Quick Start

Setting things up

Target type and Carver selection

Depending on one’s desired modelling task, several Carvers are implemented:

Binary Classification

Multiclass Classification (one binning per feature, joint) or One-vs-Rest Classification (a binning per class)

Continuous Regression

In the following quick start example, we will consider a binary classification problem:

target = "binary_target"

Hence the use of BinaryCarver and ClassificationSelector in following code blocks.

Data Sampling

AutoCarver unables testing for robustness of carved modalities on X_dev while maximizing the association between X_train and y_train.

# defining training and testing sets
train_set = ...  # used to fit the AutoCarver and the model
dev_set = ...  # used to validate the AutoCarver's buckets and optimize the model's parameters/hyperparameters
test_set = ...  # used to evaluate the final model's performances

Setting up Features to Carve

from AutoCarver import Features

features = Features(
    numericals=['numerical1', 'numerical2', 'discrete1', 'discrete2_with_nan'],
    categoricals=['categorical1', 'categorical2', 'categorical3_with_nan'],
    ordinals={'ordinal1': ['low', 'medium', 'high'], 'ordinal2_with_nan': ['low', 'medium', 'high']},
)

Qualitative features will automatically be converted to str if necessary. Ordinal features are added, alongside there expected ordering.

To wrap already-instantiated feature objects (e.g. CategoricalFeature, OrdinalFeature, NumericalFeature) use Features.from_list() instead. Collection-level state (nan / default / ordinal_encoding / dropna) can be propagated to every feature via a FeaturesConfig.

Using AutoCarver

Fitting AutoCarver

from AutoCarver import BinaryCarver

# intiating AutoCarver
binary_carver = BinaryCarver(
    features=features,
    min_freq=0.02,  # minimum frequency per modality
    max_n_mod=5,  # maximum number of modality per Carved feature (mandatory)
)

# fitting on training sample, a dev sample can be specified to evaluate carving robustness
x_discretized = binary_carver.fit_transform(train_set, train_set[target], X_dev=dev_set, y_dev=dev_set[target])

Note

Behavioral toggles (copy, ordinal_encoding, dropna, verbose, n_jobs, min_freq_alpha) are now grouped in ProcessingConfig. Carvers default to ProcessingConfig(dropna=True, ordinal_encoding=True).

min_freq is gated by a Wilson score confidence interval at significance min_freq_alpha (default 0.05): raise it for a stricter representativity test, lower it for more lenient merging — see Minimum-frequency test (Wilson score interval) for the formula. n_jobs > 1 parallelises the per-feature combination search via multiprocessing.Pool; useful only on hundreds-to-thousands of features (see Per-feature parallelism (n_jobs)).

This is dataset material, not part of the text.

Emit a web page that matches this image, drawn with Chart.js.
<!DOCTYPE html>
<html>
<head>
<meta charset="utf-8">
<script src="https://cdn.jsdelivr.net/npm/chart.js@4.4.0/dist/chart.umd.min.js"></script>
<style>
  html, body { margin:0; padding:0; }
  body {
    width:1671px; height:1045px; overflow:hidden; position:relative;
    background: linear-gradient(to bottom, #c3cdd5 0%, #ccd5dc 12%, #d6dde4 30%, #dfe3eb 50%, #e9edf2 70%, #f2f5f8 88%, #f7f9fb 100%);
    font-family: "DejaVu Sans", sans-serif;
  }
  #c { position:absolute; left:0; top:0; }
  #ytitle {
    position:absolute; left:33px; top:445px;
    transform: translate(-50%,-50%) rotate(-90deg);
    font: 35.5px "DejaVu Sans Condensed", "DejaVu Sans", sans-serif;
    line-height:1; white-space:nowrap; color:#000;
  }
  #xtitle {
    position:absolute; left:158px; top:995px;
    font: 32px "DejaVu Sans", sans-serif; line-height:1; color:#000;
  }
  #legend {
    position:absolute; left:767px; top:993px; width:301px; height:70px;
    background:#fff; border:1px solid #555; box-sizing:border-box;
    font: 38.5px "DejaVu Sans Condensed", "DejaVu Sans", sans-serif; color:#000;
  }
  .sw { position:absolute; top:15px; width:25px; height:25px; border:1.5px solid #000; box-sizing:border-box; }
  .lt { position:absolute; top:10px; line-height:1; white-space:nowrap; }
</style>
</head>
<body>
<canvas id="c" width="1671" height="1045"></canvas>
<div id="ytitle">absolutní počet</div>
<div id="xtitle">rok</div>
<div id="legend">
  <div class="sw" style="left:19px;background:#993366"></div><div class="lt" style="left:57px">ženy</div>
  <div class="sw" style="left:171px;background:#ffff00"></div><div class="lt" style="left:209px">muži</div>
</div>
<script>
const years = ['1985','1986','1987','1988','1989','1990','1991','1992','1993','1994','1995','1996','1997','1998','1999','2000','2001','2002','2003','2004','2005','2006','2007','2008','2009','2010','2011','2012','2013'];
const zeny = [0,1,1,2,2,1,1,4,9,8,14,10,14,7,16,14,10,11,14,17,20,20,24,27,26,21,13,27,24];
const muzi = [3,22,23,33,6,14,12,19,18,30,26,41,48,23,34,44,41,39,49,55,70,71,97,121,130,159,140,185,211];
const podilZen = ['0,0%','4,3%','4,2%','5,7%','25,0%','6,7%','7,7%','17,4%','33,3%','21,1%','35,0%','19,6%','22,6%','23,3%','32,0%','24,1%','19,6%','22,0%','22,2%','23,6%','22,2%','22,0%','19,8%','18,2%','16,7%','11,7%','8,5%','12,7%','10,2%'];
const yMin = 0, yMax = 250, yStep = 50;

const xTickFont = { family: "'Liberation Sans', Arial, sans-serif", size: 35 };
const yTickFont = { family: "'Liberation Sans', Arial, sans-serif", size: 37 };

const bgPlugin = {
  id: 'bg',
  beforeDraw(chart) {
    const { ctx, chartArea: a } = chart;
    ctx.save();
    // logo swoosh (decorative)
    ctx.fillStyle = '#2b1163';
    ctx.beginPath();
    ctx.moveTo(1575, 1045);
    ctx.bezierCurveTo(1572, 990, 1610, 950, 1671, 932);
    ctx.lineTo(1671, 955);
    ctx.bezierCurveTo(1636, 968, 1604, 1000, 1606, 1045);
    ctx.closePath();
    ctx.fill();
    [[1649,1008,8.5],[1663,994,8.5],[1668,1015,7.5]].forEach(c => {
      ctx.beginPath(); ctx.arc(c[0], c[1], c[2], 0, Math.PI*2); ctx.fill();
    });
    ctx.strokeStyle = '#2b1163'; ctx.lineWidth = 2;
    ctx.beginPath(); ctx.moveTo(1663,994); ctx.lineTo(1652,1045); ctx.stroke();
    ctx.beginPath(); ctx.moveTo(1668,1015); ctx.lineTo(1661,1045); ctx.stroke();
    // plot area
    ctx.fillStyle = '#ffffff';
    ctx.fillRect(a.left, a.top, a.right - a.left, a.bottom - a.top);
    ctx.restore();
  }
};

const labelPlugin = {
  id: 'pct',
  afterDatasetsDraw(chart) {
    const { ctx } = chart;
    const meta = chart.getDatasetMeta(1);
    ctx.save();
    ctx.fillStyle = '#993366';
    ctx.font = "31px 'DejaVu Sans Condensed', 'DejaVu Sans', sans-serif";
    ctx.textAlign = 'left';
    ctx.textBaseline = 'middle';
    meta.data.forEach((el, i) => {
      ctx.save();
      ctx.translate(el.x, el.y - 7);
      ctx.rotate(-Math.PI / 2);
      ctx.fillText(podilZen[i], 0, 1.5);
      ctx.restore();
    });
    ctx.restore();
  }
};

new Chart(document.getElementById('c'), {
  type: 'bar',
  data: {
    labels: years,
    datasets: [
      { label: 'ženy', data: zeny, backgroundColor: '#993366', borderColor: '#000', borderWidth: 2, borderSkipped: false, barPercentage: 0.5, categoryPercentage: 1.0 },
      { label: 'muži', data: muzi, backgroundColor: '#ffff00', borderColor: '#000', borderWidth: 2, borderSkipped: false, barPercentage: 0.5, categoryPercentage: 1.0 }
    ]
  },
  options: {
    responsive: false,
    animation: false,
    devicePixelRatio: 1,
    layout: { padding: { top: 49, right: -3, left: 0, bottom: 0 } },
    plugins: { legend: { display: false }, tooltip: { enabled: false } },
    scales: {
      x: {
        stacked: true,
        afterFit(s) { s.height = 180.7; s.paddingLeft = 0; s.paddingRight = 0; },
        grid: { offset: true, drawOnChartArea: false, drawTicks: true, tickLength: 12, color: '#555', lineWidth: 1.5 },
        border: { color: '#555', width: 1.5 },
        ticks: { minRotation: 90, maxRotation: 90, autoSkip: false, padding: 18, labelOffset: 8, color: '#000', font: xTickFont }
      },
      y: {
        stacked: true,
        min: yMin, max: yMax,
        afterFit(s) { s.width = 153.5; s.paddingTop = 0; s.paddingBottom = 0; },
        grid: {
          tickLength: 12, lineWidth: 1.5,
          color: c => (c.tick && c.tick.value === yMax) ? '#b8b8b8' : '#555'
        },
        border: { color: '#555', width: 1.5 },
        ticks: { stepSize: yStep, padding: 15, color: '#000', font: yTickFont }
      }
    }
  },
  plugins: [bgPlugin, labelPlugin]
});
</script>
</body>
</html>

To pick a different association metric, pass a pre-built combination evaluator via the combination_evaluator keyword (e.g. CramervCombinations for binary). The search uses progressive top-K interval dynamic programming (DP) for both Kruskal-H and Pearson \(\chi^2\); statistically equivalent to the legacy enumerate-and-score path.

Recommended settings per use case

Use case	Settings	Why
Credit scoring (default)	`min_freq=0.02, max_n_mod=5` + `TschuprowtCombinations()` + `X_dev` or `cv=5`	Few, robust modalities that survive regulator-grade stability checks.
Rare events (fraud, claims)	`min_freq=0.01, max_n_mod=5` + `CramervCombinations()` + `cv=5`	Lower `min_freq` keeps thin-but-informative modalities; CV guards against overfitting them.
Fast exploration	`min_freq=0.05, max_n_mod=4`, no dev set	Coarser bins, fastest search; add a dev set before trusting the result.

Applying AutoCarver

# transforming dev/test sample accordingly
dev_set_discretized = binary_carver.transform(dev_set)
test_set_discretized = binary_carver.transform(tes_set)

Saving AutoCarver

All Carvers can safely be serialized as a .json file.

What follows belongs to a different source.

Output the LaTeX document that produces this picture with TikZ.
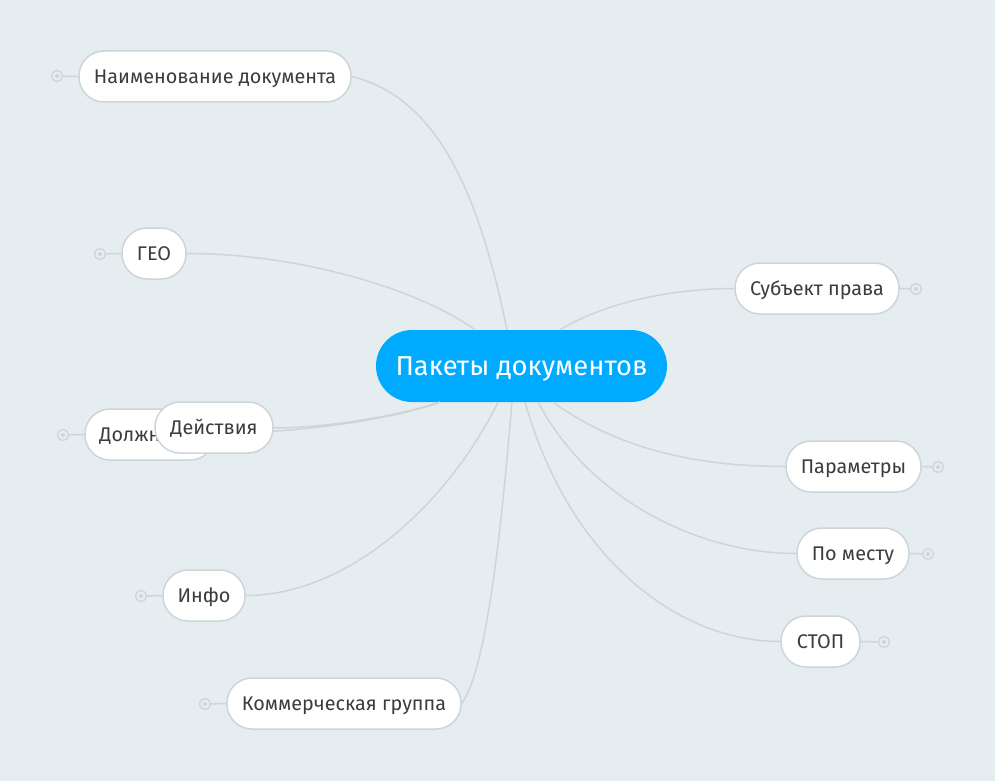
\documentclass[tikz,border=0pt]{standalone}
\usepackage{fontspec}
\setmainfont{Fira Sans}
\usetikzlibrary{calc}

\definecolor{bgc}{HTML}{E6EDF0}
\definecolor{linec}{HTML}{CDD5D9}
\definecolor{mainc}{HTML}{00AAFF}
\definecolor{textc}{HTML}{3C3C3C}

\begin{document}
\begin{tikzpicture}[x=1pt,y=-1pt,
        topic/.style={draw=linec,line width=1.5pt,fill=white,text=textc,
            rounded corners=25pt,minimum height=51pt,inner sep=0pt,
            text height=14pt,text depth=0pt,
            font=\fontsize{19.8}{24}\selectfont},
        root/.style={fill=mainc,text=white,rounded corners=36pt,
            minimum width=291pt,minimum height=72pt,inner sep=0pt,
            text height=19pt,text depth=0pt,
            font=\fontsize{27.3}{32}\selectfont},
        link/.style={draw=linec,line width=1.5pt},
        marker/.style={circle,draw=linec,line width=1.3pt,fill=bgc,
            minimum size=11pt,inner sep=0pt,
            path picture={\fill[linec] (path picture bounding box.center) circle (2pt);}}]
            \fill[bgc] (0,0) rectangle (995,781);
            \useasboundingbox (0,0) rectangle (995,781);

            \node[root] (pkg) at (521.5,366) {Пакеты документов};

            \node[topic,minimum width=272pt] (naim) at (215,76.5) {Наименование документа};
            \node[topic,minimum width=64pt] (geo) at (154,253.5) {ГЕО};
            \node[topic,minimum width=82pt] (info) at (204,595.5) {Инфо};
            \node[topic,minimum width=234pt] (komm) at (344,703.5) {Коммерческая группа};
            \node[topic,minimum width=164pt] (subj) at (817,288.5) {Субъект права};
            \node[topic,minimum width=135pt] (param) at (853.5,466.5) {Параметры};
            \node[topic,minimum width=112pt] (mesto) at (853,553.5) {По месту};
            \node[topic,minimum width=79pt] (stop) at (820.5,641.5) {СТОП};

            % connectors from the root
            \draw[link] (naim.east) .. controls +(89,22) and +(-27,-130) .. ([xshift=-14.5pt]pkg.north);
            \draw[link] (geo.east) .. controls +(114,0) and +(-55,-40) .. ([xshift=-46.5pt]pkg.north);
            \draw[link] (217,434) .. controls +(85,-2) and +(-50,18) .. ([xshift=-81.5pt]pkg.south);
            \draw[link] (info.east) .. controls +(105,0) and +(-48,98) .. ([xshift=-23.5pt]pkg.south);
            \draw[link] (komm.east) .. controls +(29,-40) and +(-7,78) .. ([xshift=-9.5pt]pkg.south);
            \draw[link] ([xshift=38.5pt]pkg.north) .. controls +(50,-30) and +(-55,0) .. (subj.west);
            \draw[link] ([xshift=31.5pt]pkg.south) .. controls +(67,48) and +(-86,0) .. (param.west);
            \draw[link] ([xshift=16.5pt]pkg.south) .. controls +(52,98) and +(-97,0) .. (mesto.west);
            \draw[link] ([xshift=3.5pt]pkg.south) .. controls +(45,158) and +(-101,0) .. (stop.west);

            % overlapping pair on the left
            \node[topic,minimum width=130pt] (dolzh) at (150,434.5) {Должность};
            \draw[link] (273,428) .. controls +(47,0) and +(-50,16) .. ([xshift=-81.5pt]pkg.south);
            \node[topic,minimum width=118pt] (deis) at (214,427.5) {Действия};

            % collapse markers
            \node[marker] (mnaim) at (57,76) {};
            \node[marker] (mgeo) at (100,254) {};
            \node[marker] (mdolzh) at (63,435) {};
            \node[marker] (minfo) at (141,596) {};
            \node[marker] (mkomm) at (205,704) {};
            \node[marker] (msubj) at (916,289) {};
            \node[marker] (mparam) at (938,467) {};
            \node[marker] (mmesto) at (928,554) {};
            \node[marker] (mstop) at (884,642) {};
            \draw[link] (mnaim) -- (naim.west);
            \draw[link] (mgeo) -- (geo.west);
            \draw[link] (mdolzh) -- (dolzh.west);
            \draw[link] (minfo) -- (info.west);
            \draw[link] (mkomm) -- (komm.west);
            \draw[link] (msubj) -- (subj.east);
            \draw[link] (mparam) -- (param.east);
            \draw[link] (mmesto) -- (mesto.east);
            \draw[link] (mstop) -- (stop.east);
        \end{tikzpicture}
\end{document}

binary_carver.save('my_carver.json')

Loading AutoCarver

Carvers can safely be loaded from a .json file.

from AutoCarver import BinaryCarver

binary_carver = BinaryCarver.load('my_carver.json')

Feature Selection

from AutoCarver.selectors import ClassificationSelector

# select the best 25 most target associated features
classification_selector = ClassificationSelector(
    features=features,  # features to select from
    n_best_per_type=25,  # number of features to select per data type
)
best_features = classification_selector.fit(train_set_discretized, train_set_discretized[target]).selected_features

Note

Selectors mirror the carver API: fit scores/ranks/filters and stores the selection, transform restricts X to the selected columns, and selected_features returns the selected Features directly. Inspect the measure/filter values per feature through summary, exactly as for the carvers. Every feature is scored exactly (no sampling), yet selection stays fast through vectorized, all-columns-at-once measures.